I had lost sight of them as the long months went by,
and not even Stinson Beach could bring them alive.
The only force for that was the one in my mind,
the one in my heart, the one in my eye.
Now I sit at my desk and reclaim that day:
The hawks ride the sky, and the clouds roll away.
The golden hills flow and the evergreens plume;
the ocean bright-shimmers, the yellow buds bloom.
At the Stinson Beach lot, I park in my space,
leave my fleece in the car, float to my sacred place.
I savor the grains of the sand ‘neath my feet,
I relish the splash of the waves on my cheeks.
I conjure the sun to shine thoroughly through,
transform all the sky from cloud gray to deep blue.

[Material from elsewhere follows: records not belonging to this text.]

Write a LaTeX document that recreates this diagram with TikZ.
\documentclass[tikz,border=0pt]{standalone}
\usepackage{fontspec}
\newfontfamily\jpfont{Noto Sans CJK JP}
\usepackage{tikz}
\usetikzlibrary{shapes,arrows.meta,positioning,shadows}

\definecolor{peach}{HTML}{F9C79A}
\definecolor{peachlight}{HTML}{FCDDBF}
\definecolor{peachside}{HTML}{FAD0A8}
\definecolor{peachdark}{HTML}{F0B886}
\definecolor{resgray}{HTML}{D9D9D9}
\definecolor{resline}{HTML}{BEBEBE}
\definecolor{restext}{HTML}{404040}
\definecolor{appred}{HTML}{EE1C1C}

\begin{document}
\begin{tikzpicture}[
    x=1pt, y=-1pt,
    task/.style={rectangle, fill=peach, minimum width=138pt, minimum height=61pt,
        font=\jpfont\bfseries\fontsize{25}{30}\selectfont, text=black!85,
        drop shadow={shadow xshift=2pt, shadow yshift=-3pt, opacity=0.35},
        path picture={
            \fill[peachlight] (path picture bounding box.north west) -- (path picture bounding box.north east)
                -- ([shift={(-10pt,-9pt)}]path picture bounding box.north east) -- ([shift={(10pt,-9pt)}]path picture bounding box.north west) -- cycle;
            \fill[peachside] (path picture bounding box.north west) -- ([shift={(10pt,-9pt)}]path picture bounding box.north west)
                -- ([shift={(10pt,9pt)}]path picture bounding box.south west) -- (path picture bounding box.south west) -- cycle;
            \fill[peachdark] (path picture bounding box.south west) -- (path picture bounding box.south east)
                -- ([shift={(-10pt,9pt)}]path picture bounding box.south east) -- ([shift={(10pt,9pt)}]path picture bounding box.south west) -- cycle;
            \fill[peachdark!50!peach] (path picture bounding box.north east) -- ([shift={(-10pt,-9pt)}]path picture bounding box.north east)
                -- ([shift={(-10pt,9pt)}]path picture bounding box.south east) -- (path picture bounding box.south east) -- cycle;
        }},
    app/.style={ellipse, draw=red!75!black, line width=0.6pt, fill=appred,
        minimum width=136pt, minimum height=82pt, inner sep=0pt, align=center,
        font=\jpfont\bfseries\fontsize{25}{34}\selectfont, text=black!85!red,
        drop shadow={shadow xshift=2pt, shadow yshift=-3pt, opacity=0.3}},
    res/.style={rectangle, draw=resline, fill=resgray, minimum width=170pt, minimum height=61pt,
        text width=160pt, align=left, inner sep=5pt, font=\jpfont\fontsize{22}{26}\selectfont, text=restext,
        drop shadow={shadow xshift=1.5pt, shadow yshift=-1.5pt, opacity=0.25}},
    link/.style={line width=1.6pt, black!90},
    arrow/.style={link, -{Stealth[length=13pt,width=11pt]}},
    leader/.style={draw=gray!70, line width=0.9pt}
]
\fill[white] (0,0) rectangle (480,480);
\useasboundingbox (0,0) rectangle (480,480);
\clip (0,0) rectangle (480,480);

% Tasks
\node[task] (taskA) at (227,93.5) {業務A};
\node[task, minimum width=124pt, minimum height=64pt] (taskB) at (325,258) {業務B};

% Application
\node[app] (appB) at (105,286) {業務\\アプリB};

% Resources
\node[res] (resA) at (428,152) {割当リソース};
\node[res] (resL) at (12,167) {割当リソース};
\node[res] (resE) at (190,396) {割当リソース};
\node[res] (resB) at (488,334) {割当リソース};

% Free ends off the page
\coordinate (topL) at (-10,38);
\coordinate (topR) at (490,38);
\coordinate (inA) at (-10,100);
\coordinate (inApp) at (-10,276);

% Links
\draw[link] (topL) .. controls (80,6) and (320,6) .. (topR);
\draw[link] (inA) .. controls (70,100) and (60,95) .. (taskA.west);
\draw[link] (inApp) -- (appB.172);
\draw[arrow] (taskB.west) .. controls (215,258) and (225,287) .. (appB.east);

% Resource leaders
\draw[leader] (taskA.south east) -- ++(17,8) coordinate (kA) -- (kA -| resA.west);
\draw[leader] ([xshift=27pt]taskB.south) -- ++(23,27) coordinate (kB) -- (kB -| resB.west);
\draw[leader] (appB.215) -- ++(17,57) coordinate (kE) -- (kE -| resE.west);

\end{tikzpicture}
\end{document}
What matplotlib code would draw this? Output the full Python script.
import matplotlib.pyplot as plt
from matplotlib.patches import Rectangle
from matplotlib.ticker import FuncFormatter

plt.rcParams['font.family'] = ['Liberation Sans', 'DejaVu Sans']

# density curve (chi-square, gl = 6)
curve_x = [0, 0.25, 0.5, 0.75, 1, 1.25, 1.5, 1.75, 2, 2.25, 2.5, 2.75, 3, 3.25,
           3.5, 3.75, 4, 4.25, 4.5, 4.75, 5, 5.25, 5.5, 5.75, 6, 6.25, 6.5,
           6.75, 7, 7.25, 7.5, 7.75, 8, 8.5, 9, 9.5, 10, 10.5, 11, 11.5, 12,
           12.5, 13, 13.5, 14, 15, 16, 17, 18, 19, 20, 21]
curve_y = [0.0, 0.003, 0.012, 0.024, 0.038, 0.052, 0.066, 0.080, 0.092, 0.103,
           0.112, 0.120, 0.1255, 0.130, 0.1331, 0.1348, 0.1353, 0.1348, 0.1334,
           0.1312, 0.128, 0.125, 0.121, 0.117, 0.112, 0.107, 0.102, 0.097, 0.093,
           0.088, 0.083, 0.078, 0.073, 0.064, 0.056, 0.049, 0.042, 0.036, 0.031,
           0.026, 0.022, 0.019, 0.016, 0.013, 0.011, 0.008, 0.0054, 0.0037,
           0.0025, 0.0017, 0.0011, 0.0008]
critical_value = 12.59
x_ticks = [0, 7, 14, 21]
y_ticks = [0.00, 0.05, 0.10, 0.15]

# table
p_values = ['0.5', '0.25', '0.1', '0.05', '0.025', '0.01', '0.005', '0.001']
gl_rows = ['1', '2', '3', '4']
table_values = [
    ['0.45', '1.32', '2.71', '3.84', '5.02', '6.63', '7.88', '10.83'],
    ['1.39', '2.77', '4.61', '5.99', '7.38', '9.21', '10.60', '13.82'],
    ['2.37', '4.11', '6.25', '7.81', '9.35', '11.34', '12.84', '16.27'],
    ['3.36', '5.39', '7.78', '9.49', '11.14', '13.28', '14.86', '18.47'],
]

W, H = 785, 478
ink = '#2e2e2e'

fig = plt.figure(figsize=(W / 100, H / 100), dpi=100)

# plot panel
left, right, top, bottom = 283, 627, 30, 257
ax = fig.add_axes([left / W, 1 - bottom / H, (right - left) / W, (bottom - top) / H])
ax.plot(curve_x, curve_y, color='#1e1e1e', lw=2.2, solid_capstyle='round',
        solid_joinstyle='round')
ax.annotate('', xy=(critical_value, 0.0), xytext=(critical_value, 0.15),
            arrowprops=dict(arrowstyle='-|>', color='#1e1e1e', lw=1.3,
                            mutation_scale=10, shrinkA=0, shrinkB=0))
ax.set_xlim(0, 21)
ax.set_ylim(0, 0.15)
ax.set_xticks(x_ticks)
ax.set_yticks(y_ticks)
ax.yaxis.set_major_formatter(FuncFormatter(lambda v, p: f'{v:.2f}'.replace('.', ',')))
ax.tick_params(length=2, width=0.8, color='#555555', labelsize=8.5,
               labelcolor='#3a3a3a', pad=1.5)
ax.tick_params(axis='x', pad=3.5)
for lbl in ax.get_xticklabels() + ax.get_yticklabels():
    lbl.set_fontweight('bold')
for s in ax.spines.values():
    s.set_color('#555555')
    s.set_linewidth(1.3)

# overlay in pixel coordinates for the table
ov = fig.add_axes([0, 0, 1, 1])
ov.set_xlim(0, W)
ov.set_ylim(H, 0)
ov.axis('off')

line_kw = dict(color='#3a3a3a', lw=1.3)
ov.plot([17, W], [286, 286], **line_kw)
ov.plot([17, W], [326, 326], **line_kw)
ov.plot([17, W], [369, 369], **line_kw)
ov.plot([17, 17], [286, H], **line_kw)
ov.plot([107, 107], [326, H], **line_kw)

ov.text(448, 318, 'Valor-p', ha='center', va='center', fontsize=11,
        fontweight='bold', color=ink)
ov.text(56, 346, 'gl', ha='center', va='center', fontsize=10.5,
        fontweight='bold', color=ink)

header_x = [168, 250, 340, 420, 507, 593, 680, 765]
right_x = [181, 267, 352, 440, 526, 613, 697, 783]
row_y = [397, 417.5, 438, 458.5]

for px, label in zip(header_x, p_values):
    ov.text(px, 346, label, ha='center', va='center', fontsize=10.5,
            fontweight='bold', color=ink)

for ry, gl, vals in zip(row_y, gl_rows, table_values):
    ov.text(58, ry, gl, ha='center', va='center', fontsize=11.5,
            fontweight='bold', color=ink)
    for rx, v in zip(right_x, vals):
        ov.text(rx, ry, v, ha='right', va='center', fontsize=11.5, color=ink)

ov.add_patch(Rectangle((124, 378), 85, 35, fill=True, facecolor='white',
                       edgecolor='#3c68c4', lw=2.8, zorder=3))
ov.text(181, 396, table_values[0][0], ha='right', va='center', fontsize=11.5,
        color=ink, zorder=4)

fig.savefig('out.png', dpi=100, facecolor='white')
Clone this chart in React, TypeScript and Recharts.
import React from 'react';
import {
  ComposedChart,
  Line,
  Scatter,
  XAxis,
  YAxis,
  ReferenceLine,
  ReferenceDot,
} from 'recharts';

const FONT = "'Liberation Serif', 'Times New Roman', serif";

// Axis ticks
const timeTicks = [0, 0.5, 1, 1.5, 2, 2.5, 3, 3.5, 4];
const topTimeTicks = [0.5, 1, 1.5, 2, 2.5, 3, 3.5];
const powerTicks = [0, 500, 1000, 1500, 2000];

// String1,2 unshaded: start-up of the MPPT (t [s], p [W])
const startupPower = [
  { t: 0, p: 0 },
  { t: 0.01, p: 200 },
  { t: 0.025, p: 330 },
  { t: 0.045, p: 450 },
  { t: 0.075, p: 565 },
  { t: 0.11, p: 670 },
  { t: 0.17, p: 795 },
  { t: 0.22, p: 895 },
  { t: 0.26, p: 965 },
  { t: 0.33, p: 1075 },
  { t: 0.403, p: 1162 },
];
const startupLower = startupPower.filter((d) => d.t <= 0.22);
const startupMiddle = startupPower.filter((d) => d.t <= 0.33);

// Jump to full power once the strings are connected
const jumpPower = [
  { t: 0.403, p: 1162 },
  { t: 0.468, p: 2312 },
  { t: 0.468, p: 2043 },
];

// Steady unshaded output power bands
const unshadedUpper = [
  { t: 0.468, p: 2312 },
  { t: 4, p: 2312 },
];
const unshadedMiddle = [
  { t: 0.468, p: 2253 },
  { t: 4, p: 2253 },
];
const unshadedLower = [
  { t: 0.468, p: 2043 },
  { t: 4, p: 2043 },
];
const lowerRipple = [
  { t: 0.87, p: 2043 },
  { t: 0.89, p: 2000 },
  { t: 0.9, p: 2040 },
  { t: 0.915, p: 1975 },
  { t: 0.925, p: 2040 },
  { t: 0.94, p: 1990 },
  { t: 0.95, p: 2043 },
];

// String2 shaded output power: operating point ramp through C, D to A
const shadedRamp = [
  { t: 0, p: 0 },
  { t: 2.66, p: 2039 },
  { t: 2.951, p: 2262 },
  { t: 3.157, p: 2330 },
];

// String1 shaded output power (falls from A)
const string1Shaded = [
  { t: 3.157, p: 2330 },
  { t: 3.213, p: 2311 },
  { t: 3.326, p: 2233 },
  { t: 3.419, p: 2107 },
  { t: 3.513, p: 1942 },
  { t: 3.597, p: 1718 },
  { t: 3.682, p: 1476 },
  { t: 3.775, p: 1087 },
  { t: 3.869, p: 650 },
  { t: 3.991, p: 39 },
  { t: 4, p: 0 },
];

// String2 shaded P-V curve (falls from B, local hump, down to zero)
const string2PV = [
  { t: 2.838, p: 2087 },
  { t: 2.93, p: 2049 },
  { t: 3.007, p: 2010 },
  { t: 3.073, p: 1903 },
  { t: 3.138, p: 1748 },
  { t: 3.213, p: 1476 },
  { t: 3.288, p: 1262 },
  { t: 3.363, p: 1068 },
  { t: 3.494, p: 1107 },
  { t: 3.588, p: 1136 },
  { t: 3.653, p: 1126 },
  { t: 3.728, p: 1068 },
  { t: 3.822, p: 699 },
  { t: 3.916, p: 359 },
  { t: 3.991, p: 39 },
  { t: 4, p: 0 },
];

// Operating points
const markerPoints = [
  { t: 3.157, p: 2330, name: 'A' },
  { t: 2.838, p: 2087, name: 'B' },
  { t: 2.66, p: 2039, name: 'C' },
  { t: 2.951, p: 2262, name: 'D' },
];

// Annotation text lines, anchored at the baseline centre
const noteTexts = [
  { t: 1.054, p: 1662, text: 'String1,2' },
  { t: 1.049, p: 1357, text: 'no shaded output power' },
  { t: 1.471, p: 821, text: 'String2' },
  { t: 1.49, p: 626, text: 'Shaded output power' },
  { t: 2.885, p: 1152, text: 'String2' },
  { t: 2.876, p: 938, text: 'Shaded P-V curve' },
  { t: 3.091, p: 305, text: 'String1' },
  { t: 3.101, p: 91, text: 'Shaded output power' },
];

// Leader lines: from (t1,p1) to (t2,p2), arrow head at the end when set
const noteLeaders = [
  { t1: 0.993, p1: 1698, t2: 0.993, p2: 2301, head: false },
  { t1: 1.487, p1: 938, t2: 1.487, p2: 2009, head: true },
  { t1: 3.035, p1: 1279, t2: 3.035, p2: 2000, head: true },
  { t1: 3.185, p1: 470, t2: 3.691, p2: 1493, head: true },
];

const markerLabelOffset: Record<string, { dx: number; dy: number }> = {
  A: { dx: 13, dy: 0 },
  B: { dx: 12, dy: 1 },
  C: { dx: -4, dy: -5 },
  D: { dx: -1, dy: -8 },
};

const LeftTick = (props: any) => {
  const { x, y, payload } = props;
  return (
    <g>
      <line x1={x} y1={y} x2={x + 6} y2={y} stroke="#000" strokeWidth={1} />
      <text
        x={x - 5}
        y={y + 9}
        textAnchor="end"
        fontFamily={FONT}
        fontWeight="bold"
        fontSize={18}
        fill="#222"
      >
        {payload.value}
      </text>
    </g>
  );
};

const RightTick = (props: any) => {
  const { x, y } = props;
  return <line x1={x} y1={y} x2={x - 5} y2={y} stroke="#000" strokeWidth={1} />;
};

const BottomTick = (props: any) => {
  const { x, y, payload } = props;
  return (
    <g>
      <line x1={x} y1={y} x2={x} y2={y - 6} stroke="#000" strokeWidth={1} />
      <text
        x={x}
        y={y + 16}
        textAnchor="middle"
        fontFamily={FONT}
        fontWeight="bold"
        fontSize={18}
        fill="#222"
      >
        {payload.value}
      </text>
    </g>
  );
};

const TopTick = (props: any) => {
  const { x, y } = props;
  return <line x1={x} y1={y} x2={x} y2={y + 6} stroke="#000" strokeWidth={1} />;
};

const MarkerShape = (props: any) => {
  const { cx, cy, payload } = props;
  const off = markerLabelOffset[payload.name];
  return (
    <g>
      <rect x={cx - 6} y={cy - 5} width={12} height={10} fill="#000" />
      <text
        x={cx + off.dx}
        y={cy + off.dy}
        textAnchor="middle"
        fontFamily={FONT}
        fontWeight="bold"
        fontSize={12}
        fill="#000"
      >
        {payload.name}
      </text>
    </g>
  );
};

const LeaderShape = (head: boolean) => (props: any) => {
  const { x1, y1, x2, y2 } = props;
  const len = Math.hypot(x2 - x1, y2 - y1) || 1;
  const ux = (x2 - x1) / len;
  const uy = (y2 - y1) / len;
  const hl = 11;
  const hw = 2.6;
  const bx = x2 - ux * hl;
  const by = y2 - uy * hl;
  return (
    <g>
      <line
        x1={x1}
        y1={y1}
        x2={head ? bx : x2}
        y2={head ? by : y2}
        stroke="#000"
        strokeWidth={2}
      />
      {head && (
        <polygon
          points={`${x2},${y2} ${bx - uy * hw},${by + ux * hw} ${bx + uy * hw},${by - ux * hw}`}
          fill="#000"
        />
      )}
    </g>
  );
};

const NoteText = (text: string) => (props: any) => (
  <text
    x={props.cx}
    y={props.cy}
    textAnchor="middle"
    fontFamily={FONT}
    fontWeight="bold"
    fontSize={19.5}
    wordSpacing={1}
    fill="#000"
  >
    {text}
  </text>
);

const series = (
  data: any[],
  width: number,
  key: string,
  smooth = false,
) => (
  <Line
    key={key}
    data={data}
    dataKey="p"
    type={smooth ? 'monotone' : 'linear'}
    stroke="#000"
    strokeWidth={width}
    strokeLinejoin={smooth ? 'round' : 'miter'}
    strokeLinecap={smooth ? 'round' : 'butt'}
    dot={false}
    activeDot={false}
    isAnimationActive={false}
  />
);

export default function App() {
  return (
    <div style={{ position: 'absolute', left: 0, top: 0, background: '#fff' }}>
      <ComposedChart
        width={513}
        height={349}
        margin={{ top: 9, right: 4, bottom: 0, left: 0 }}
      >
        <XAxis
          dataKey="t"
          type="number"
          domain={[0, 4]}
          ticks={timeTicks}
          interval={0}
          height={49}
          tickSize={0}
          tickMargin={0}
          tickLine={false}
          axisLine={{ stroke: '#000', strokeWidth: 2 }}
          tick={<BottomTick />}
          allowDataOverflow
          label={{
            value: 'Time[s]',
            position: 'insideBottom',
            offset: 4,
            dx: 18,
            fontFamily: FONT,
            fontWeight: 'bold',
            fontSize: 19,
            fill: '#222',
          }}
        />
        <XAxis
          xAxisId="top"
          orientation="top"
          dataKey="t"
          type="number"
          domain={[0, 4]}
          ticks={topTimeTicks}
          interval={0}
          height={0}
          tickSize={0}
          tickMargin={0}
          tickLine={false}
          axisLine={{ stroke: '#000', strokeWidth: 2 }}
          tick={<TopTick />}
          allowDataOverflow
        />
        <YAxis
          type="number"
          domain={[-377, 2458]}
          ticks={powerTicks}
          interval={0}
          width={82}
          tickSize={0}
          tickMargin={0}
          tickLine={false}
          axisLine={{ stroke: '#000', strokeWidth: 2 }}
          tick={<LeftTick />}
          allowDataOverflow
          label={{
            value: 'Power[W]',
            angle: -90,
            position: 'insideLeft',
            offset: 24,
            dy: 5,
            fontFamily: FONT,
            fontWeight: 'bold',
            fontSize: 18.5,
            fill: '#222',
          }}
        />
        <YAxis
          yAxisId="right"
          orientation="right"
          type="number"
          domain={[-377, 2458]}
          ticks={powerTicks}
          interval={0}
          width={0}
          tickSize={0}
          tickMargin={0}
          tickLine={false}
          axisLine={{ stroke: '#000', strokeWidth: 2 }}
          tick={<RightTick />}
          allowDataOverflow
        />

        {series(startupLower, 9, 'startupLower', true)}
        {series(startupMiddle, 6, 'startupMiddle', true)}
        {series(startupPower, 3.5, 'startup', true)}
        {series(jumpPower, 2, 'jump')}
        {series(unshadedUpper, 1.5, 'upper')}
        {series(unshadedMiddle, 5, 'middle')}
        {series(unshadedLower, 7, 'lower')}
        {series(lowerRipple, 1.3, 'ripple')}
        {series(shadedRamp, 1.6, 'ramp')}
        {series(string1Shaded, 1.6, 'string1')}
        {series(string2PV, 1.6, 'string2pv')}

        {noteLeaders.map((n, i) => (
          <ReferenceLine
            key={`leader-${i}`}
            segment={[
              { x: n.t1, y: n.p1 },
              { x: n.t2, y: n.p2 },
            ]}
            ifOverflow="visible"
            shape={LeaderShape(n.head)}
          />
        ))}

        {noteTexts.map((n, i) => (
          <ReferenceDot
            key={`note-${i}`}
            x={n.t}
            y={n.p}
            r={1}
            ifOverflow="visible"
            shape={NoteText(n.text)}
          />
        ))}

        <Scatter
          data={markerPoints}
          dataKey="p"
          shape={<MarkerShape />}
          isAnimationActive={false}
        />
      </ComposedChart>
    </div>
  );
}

I sit on my rock, feel the sun warm my bones,
stretch my arms and my legs along the soft stones.
I watch the waves scatter their gems on the sand,
let the salt-tinged breeze tickle me on the hand.
I close my eyes and lose myself to the scene,
immersed in the soaring sea-symphony . . . .
* * *
Now I sit in my study, my toes in the sand,
and these sun-warmed words ebb and flow through my hands:
Things change on the surface, but their essence remains.
Even in this pandemic, there is much that’s unchanged.
Riches abound all around here, as they do at the beach;
the wonders of everyday are plainly in reach.
It’s all in the mind and all in the soul;
it’s all in the heart and all in the roll.
It’s how we embrace what the world sends our way,
but it took me these weeks to be able to say:
Thanks for that midwinter journey into the unknown,
that led me at last to my Stinson Beach home.
Yours in abiding wanderlust,
Don George
* * * * *
Have you had a day like this, when everything seemed awry? And what did you do to help yourself get by? Please share your thoughts in the comments section below; your words always make our hearts and souls grow! Thank you!
A much needed journey with you. Thank you for this piece and peace you offered. I will keep Stinson Beach in mind.
I miss Stinson Beach walks with the Audubon Society. Now I am in North Carolina and miss the beach even more!
Lovely post. When I feel like that, I tell myself “duck under the wave.” Not literally, more as reassurance that this bad time WILL pass. Also for me, it’s sitting down to work (writing, photography) that gets me absorbed, and that kind of attention supersedes smaller difficulties.